Die Nebensonnen was staged
with elegant simplicity, dancers and lighting suggesting the three suns
and finally in a subtle projection the one whose disappearance would
make the speaker feel better ‘Im Dunkeln’. Graham Johnson perceptively
remarks ‘…this is dance music in slow motion… his (Schubert’s) music
encouraged romantic embraces from which he himself was excluded. When
his keyboard was the only thing he could lovingly touch all evening,
it is hardly surprising that he should associate dancing with being
on the outside looking in and that many of his dances are suffused with
an almost physical sense of longing’. Brown’s choreography finely evokes
not only the words themselves in a literal sense, but the longing behind
them.
In Der Leiermann, the three
dancers are pared down to one, whose shadow is cast across the stage,
his distorted beckoning fingers at once frightening and consoling. In
that tremendous moment when the wanderer, for only the second time in
the cycle, questions another being at ‘Wünderlicher Alter’ Keenlyside’s
upward inflection on ‘Alter’ and his anguished final enquiry formed
a few of those rare moments in performance when one wishes that what
is heard and seen then could last forever. The postlude refuses any
consolatory answers to the question: this interpretation of ‘Winterreise’

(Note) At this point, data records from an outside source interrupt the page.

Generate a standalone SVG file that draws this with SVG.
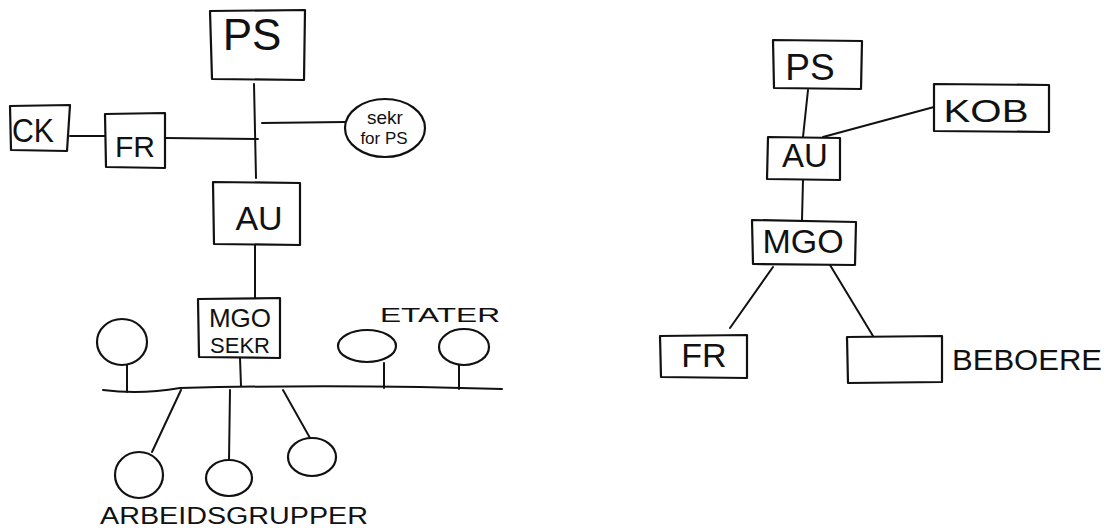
<svg xmlns="http://www.w3.org/2000/svg" width="1113" height="528" viewBox="0 0 1113 528">
<style>
.b{fill:none;stroke:#111;stroke-width:2.2;stroke-linejoin:round;stroke-linecap:round}
.c{fill:none;stroke:#111;stroke-width:2;stroke-linecap:round}
.t{font-family:"Liberation Sans",Arial,sans-serif;fill:#111;text-anchor:middle}
</style>
<rect width="1113" height="528" fill="#fff"/>
<g id="connectors">
<path class="c" d="M254 84 L256 178"/>
<path class="c" d="M70 136 L105 136"/>
<path class="c" d="M165 138 L258 139"/>
<path class="c" d="M262 123 L345 122"/>
<path class="c" d="M255 245 L255 298"/>
<path class="c" d="M240 358 L241 386"/>
<path class="c" d="M103 390 Q140 395 180 388 Q300 385 420 387 L502 389"/>
<path class="c" d="M127 365 L127 392"/>
<path class="c" d="M384 363 L384 388"/>
<path class="c" d="M459 365 L459 389"/>
<path class="c" d="M181 390 L152 452"/>
<path class="c" d="M230 390 L229 460"/>
<path class="c" d="M283 390 L310 438"/>
<path class="c" d="M808 90 L803 137"/>
<path class="c" d="M823 137 L934 107"/>
<path class="c" d="M803 180 L802 220"/>
<path class="c" d="M773 267 L730 328"/>
<path class="c" d="M830 265 L873 336"/>
</g>
<g id="ps-left"><path class="b" d="M210 11 L305 10 L304 80 L212 79 Z"/><text class="t" x="252" y="50" font-size="44">PS</text></g>
<g id="ck"><path class="b" d="M10 106 L70 105 L67 151 L11 150 Z"/><text class="t" x="33" y="142" font-size="34" textLength="42" lengthAdjust="spacingAndGlyphs">CK</text></g>
<g id="fr-left"><path class="b" d="M105 114 L165 113 L165 168 L106 167 Z"/><text class="t" x="135" y="157" font-size="30">FR</text></g>
<g id="sekr"><ellipse class="b" cx="385" cy="128" rx="40" ry="29"/><text class="t" x="385" y="124" font-size="19">sekr</text><text class="t" x="384" y="144" font-size="17">for PS</text></g>
<g id="au-left"><path class="b" d="M213 182 L300 183 L300 245 L214 244 Z"/><text class="t" x="259" y="230" font-size="34">AU</text></g>
<g id="mgo-sekr"><path class="b" d="M198 299 L280 298 L280 358 L199 357 Z"/><text class="t" x="240" y="327" font-size="26">MGO</text><text class="t" x="240" y="353" font-size="22">SEKR</text></g>
<g id="etat1"><ellipse class="b" cx="122" cy="342" rx="25" ry="23"/></g>
<g id="etat2"><ellipse class="b" cx="367" cy="346" rx="29" ry="16"/></g>
<g id="etat3"><ellipse class="b" cx="464" cy="347" rx="25" ry="18"/></g>
<text class="t" x="440" y="322" font-size="21" textLength="120" lengthAdjust="spacingAndGlyphs">ETATER</text>
<g id="ag1"><ellipse class="b" cx="139" cy="475" rx="24" ry="23"/></g>
<g id="ag2"><ellipse class="b" cx="229" cy="478" rx="23" ry="18"/></g>
<g id="ag3"><ellipse class="b" cx="312" cy="457" rx="24" ry="19"/></g>
<text class="t" x="234" y="524" font-size="23" textLength="268" lengthAdjust="spacingAndGlyphs">ARBEIDSGRUPPER</text>
<g id="ps-right"><path class="b" d="M773 40 L862 41 L861 89 L774 88 Z"/><text class="t" x="810" y="80" font-size="37">PS</text></g>
<g id="kob"><path class="b" d="M934 84 L1049 85 L1049 132 L934 131 Z"/><text class="t" x="986" y="122" font-size="31" textLength="85" lengthAdjust="spacingAndGlyphs">KOB</text></g>
<g id="au-right"><path class="b" d="M768 137 L840 138 L840 180 L767 179 Z"/><text class="t" x="805" y="167" font-size="33">AU</text></g>
<g id="mgo-right"><path class="b" d="M752 220 L856 222 L855 265 L753 264 Z"/><text class="t" x="803" y="253" font-size="34">MGO</text></g>
<g id="fr-right"><path class="b" d="M660 336 L747 335 L747 378 L661 377 Z"/><text class="t" x="704" y="367" font-size="34">FR</text></g>
<g id="beboere"><path class="b" d="M847 337 L942 336 L942 382 L848 383 Z"/></g>
<text class="t" x="1027" y="370" font-size="30" textLength="150" lengthAdjust="spacingAndGlyphs">BEBOERE</text>
</svg>
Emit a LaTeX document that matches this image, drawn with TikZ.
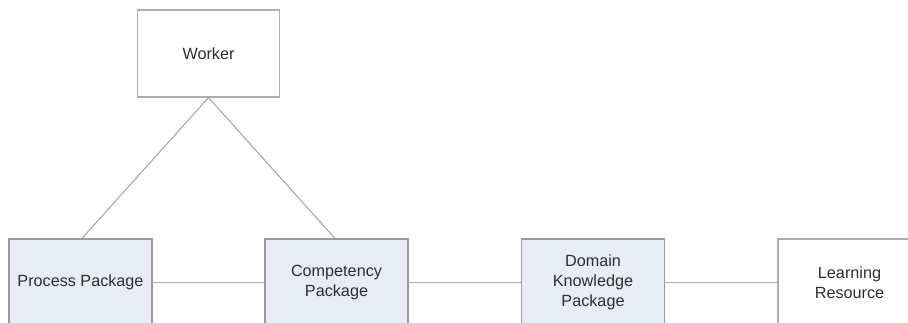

is equally reticent, but in its respect for the music and poetry, born
out of what the choreographer has called her desire to ‘understand the
languages of both music and drama in the deepest way I can’, Trisha
Brown, Simon Keenlyside, Pedja Muzijevic and the dancers Brandi L. Norton,
Seth Parker and Lionel Popkin, have created a work which reminds us
once again of the true nature of a masterpiece: just as the hurdy-gurdy
man circles slowly as the voice mesmerizingly evokes his part in the
drama, so the world continues to turn, oblivious to, or heedless of,
our part in it, and the great work stands at the still centre as perhaps
our only recognizable evidence, apart from the love of children, that
we have even influenced it.
This was unquestionably one of
the greatest Winterreisen I have seen, both in terms of the singing
and playing, and of the overall nature of the experience itself. I’m
sure there are plenty of people who were either outraged or bored by
it, but they were clearly not much in evidence on Thursday night, when
the performance was given an ovation the like of which I have not heard
for many years – and what a joy it is just to contemplate these little
words: ‘nearly two thousand people packed the Barbican to hear Winterreise’.
They will be privileged indeed if they ever hear a finer performance.